(Items listed in a dataset)
□ □ □ □ □
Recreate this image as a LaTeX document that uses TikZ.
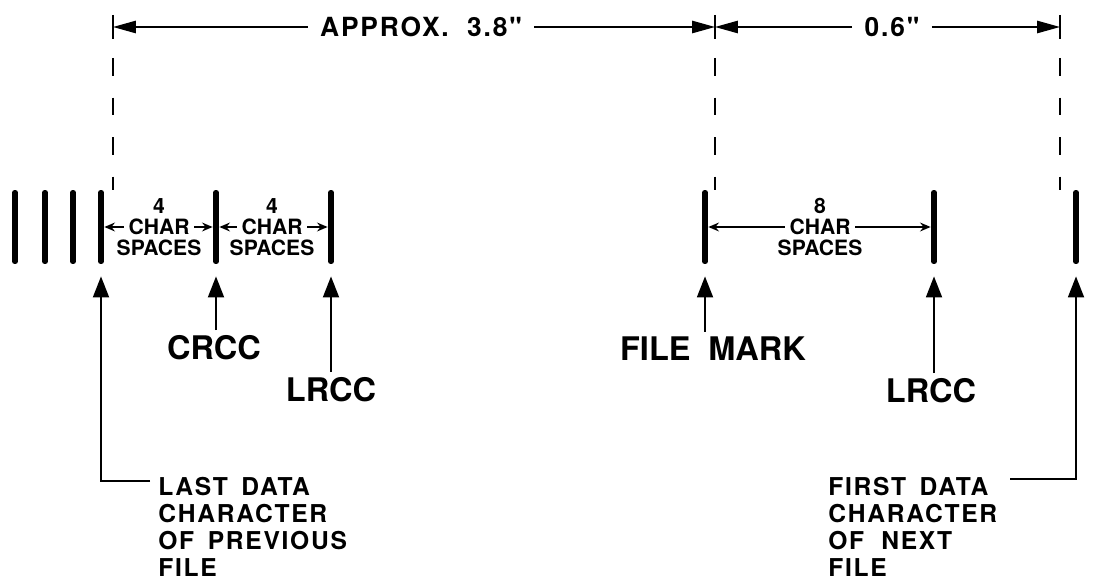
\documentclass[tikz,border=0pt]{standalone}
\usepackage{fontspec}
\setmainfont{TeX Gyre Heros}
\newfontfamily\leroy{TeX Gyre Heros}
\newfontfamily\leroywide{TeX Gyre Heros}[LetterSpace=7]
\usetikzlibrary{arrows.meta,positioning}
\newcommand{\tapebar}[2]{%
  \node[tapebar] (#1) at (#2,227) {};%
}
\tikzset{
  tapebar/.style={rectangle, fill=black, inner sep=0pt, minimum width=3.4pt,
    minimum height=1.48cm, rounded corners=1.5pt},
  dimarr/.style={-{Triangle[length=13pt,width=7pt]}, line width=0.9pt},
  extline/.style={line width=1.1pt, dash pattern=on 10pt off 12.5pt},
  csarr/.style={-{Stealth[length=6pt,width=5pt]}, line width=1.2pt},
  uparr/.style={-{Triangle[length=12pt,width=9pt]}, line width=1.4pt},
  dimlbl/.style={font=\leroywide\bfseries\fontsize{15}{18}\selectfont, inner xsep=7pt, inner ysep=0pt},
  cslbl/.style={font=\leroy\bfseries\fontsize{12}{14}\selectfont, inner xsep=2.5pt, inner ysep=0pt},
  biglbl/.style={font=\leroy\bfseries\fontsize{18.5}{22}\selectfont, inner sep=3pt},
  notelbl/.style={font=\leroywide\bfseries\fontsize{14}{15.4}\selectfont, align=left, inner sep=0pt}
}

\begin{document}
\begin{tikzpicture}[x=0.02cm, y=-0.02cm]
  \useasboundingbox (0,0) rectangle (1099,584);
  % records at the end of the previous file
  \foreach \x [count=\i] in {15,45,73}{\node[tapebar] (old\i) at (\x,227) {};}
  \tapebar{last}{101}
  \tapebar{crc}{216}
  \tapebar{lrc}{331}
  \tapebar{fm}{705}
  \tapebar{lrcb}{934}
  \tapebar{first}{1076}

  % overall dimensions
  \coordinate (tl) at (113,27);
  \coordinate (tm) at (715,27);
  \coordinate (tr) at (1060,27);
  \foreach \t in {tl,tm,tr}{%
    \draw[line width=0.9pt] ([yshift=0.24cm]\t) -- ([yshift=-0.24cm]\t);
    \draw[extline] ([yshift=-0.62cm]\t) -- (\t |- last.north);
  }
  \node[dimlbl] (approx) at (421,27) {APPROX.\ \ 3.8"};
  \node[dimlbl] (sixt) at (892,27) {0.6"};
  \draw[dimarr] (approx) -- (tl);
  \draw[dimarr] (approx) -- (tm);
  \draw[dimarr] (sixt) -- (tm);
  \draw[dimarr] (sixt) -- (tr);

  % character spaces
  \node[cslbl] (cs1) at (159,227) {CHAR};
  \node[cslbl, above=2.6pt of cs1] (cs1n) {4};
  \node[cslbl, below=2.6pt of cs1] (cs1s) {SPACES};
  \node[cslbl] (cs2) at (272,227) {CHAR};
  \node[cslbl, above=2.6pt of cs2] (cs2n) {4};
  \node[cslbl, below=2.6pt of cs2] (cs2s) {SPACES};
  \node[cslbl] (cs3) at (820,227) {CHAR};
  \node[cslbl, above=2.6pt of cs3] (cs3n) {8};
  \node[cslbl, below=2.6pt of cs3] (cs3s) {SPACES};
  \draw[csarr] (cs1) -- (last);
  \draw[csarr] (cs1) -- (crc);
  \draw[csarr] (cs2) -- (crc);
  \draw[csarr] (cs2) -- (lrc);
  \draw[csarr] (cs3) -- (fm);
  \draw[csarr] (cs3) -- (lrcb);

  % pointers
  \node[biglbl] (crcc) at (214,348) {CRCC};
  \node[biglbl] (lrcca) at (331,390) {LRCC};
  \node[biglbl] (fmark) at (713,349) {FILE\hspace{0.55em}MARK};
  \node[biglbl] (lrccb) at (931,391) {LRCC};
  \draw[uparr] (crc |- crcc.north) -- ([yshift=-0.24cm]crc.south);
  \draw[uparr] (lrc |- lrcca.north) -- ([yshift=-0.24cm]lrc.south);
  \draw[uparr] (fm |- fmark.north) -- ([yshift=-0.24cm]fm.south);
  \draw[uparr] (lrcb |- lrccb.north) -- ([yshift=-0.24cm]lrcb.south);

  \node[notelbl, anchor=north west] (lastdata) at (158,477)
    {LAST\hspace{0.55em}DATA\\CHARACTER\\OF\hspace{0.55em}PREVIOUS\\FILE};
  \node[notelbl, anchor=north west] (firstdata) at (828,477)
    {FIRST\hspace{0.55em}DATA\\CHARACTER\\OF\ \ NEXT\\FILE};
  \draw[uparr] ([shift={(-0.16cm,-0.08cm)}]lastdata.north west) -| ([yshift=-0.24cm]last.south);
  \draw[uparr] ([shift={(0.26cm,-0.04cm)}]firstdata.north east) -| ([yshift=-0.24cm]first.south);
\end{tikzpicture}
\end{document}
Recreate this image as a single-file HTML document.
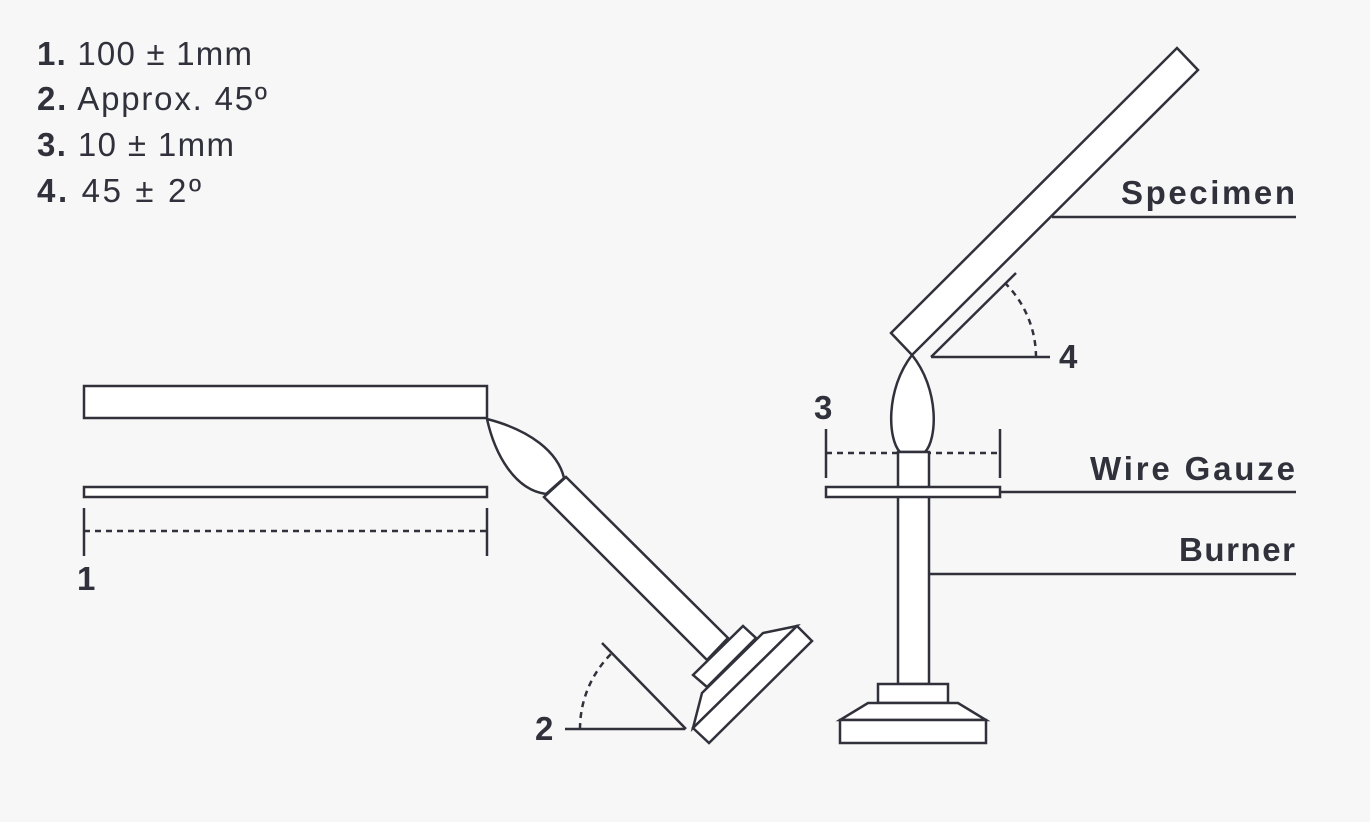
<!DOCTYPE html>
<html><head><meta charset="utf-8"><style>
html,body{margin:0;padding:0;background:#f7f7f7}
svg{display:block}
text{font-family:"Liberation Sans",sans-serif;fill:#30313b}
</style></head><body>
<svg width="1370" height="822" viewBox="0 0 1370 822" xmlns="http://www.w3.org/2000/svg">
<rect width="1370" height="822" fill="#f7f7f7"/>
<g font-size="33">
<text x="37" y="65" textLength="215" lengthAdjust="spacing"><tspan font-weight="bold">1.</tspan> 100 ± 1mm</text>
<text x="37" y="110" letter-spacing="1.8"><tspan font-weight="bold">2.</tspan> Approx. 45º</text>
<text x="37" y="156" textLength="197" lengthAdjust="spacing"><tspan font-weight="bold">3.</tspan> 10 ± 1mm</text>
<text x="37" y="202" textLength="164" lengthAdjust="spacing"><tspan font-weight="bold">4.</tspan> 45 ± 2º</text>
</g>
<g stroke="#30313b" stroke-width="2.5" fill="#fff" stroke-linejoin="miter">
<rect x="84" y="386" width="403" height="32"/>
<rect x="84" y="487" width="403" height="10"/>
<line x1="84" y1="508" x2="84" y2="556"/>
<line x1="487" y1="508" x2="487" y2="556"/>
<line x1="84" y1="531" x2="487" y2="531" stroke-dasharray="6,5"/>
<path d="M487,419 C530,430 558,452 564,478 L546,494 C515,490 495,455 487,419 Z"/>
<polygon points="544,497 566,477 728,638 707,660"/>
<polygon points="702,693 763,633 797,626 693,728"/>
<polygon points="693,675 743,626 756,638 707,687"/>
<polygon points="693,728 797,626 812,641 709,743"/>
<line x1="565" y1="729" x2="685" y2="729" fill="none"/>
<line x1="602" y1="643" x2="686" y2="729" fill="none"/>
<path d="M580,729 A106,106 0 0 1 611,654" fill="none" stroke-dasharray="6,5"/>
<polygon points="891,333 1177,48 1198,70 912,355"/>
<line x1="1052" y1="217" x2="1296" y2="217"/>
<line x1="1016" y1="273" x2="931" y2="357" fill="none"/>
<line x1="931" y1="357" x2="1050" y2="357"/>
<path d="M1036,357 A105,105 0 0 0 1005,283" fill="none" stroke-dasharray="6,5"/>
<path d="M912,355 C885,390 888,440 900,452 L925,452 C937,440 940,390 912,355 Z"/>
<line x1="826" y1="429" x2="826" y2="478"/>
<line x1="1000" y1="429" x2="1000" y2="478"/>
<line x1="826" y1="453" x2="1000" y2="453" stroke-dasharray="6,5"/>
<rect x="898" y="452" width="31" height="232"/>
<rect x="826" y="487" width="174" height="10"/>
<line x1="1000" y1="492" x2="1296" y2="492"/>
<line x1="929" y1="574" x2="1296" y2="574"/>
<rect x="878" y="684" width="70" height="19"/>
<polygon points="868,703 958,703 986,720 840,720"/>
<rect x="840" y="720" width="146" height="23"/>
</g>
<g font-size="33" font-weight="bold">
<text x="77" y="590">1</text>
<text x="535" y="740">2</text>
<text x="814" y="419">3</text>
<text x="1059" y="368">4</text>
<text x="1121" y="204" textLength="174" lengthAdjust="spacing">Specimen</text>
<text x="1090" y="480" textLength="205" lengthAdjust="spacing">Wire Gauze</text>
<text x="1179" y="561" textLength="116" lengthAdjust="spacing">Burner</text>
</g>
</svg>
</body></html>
□ □ □ □ □
What the task requires:
Search the data above for the string "Recreate" and copy each line that has it.

Expected answer:
Recreate this image as a LaTeX document that uses TikZ.
Recreate this image as a single-file HTML document.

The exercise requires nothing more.